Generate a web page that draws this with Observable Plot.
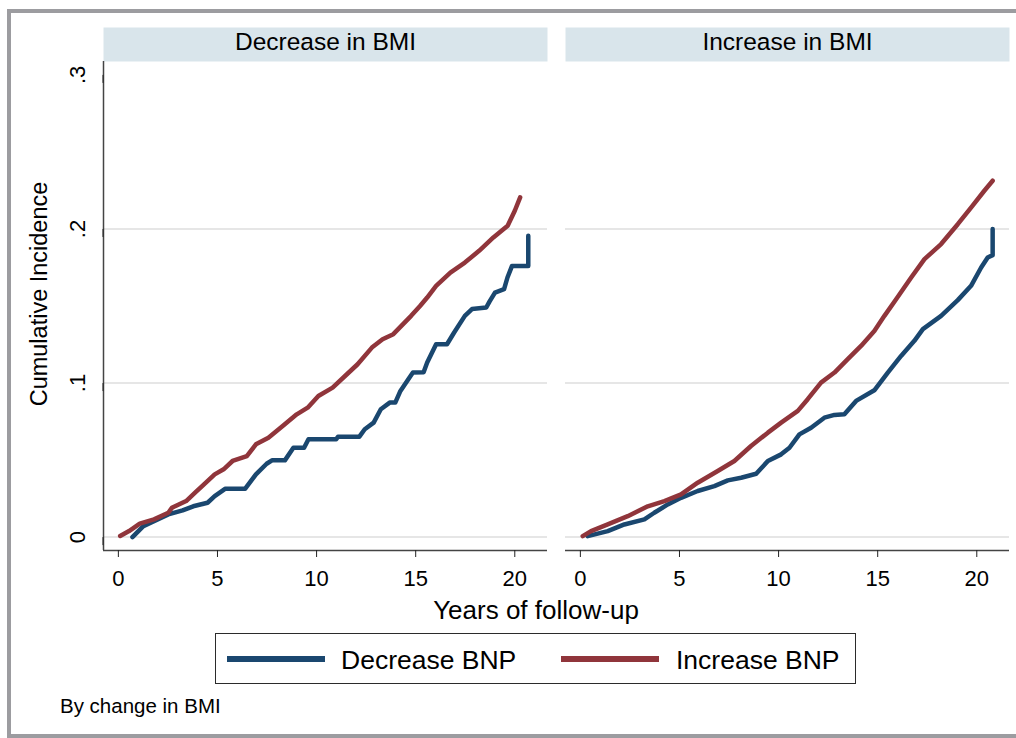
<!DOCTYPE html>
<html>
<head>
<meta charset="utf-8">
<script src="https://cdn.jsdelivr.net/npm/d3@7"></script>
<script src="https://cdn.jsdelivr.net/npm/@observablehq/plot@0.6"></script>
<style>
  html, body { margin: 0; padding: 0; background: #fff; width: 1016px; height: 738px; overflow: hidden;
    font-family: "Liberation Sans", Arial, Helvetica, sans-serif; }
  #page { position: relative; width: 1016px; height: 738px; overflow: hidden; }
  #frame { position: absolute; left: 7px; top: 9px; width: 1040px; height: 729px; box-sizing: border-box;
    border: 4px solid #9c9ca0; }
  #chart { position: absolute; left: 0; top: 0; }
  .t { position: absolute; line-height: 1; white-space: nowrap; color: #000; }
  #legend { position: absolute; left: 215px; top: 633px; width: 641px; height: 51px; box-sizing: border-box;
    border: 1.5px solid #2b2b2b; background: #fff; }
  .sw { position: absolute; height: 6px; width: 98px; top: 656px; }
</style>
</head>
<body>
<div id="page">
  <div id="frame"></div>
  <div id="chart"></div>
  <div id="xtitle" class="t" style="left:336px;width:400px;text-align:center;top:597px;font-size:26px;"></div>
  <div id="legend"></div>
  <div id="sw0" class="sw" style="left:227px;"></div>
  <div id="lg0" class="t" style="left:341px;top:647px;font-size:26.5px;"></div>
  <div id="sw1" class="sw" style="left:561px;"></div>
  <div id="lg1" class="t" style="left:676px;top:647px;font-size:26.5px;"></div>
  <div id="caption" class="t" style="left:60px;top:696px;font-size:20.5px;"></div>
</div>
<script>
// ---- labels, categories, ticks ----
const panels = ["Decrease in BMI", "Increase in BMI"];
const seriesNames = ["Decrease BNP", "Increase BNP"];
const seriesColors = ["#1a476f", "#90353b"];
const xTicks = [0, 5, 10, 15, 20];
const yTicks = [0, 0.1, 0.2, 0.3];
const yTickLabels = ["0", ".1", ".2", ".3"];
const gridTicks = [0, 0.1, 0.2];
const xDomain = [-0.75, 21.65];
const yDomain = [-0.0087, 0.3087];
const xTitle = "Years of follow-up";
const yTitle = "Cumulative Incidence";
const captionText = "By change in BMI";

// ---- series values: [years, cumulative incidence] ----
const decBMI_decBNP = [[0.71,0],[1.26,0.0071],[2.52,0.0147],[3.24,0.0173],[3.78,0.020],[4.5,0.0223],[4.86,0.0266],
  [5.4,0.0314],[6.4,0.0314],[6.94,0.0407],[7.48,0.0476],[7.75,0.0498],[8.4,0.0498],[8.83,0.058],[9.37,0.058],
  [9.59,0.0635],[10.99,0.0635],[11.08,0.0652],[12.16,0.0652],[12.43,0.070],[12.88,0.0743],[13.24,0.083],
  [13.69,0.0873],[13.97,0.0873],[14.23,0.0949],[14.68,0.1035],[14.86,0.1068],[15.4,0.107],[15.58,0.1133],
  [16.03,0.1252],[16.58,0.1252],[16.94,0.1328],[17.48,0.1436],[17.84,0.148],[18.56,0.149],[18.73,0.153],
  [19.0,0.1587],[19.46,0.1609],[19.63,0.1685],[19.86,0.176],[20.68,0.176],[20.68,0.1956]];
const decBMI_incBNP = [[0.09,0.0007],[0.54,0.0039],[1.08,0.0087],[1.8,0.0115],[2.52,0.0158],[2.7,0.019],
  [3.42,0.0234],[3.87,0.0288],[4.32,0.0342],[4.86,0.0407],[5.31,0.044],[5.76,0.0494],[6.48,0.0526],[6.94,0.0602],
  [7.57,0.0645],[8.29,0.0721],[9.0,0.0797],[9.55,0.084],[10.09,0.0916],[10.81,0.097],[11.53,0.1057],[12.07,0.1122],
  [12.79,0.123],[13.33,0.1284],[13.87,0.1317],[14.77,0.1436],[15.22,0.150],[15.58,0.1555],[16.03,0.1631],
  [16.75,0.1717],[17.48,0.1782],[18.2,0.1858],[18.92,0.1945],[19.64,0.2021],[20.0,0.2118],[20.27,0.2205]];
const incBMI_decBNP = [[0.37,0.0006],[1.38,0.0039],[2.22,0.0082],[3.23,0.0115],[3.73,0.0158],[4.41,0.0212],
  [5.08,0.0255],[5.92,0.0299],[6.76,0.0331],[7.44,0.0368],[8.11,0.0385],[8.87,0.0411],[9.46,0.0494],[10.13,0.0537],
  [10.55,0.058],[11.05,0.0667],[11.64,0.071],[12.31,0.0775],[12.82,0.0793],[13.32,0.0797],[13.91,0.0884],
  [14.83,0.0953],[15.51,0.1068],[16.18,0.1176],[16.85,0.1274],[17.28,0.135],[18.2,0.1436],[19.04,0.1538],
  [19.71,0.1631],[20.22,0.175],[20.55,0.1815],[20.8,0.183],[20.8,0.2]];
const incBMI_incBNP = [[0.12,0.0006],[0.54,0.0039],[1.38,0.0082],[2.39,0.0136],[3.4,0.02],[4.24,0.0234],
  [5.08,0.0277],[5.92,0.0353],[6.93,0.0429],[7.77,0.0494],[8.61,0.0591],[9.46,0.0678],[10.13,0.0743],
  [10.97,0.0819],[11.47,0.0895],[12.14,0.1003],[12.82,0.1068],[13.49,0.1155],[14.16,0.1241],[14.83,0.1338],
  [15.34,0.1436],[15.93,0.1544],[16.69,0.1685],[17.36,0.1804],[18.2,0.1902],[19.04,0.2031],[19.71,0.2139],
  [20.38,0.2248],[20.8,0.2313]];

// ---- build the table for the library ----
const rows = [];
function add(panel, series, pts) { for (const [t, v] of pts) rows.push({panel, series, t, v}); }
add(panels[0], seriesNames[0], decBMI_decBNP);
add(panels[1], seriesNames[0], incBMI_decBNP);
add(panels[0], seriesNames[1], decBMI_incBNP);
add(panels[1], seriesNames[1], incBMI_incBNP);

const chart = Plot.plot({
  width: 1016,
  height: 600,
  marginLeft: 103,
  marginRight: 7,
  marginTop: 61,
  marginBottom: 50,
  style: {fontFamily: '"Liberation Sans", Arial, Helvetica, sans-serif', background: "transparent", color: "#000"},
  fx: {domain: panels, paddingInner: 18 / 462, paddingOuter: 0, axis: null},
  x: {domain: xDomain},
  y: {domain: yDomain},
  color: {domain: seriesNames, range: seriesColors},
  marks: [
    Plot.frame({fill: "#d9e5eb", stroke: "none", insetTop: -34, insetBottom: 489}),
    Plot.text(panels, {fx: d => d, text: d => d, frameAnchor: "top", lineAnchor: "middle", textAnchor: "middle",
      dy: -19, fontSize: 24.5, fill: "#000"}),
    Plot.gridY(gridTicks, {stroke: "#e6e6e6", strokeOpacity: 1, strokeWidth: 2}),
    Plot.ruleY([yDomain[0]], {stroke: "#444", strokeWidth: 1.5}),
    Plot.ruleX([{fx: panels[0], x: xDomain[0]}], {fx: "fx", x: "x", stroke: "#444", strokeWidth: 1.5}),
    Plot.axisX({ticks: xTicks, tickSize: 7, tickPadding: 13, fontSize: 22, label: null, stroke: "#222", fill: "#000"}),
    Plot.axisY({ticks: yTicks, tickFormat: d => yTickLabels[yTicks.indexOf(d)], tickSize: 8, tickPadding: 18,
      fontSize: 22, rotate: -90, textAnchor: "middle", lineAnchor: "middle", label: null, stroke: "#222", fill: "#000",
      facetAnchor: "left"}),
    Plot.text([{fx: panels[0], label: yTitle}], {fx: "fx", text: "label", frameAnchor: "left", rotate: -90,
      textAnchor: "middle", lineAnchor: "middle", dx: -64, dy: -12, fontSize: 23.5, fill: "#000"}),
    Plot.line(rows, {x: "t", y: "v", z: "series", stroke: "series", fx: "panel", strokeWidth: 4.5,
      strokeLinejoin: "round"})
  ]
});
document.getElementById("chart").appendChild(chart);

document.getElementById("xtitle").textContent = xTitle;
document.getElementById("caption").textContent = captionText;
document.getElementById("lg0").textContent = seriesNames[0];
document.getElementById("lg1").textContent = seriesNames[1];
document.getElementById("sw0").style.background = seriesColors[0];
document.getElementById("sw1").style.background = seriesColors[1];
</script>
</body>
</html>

• _Task prompt_
Report every line containing the word "page" from the listing above.

• _Output of the exercise_
Generate a web page that draws this with Observable Plot.
  #page { position: relative; width: 1016px; height: 738px; overflow: hidden; }
<div id="page">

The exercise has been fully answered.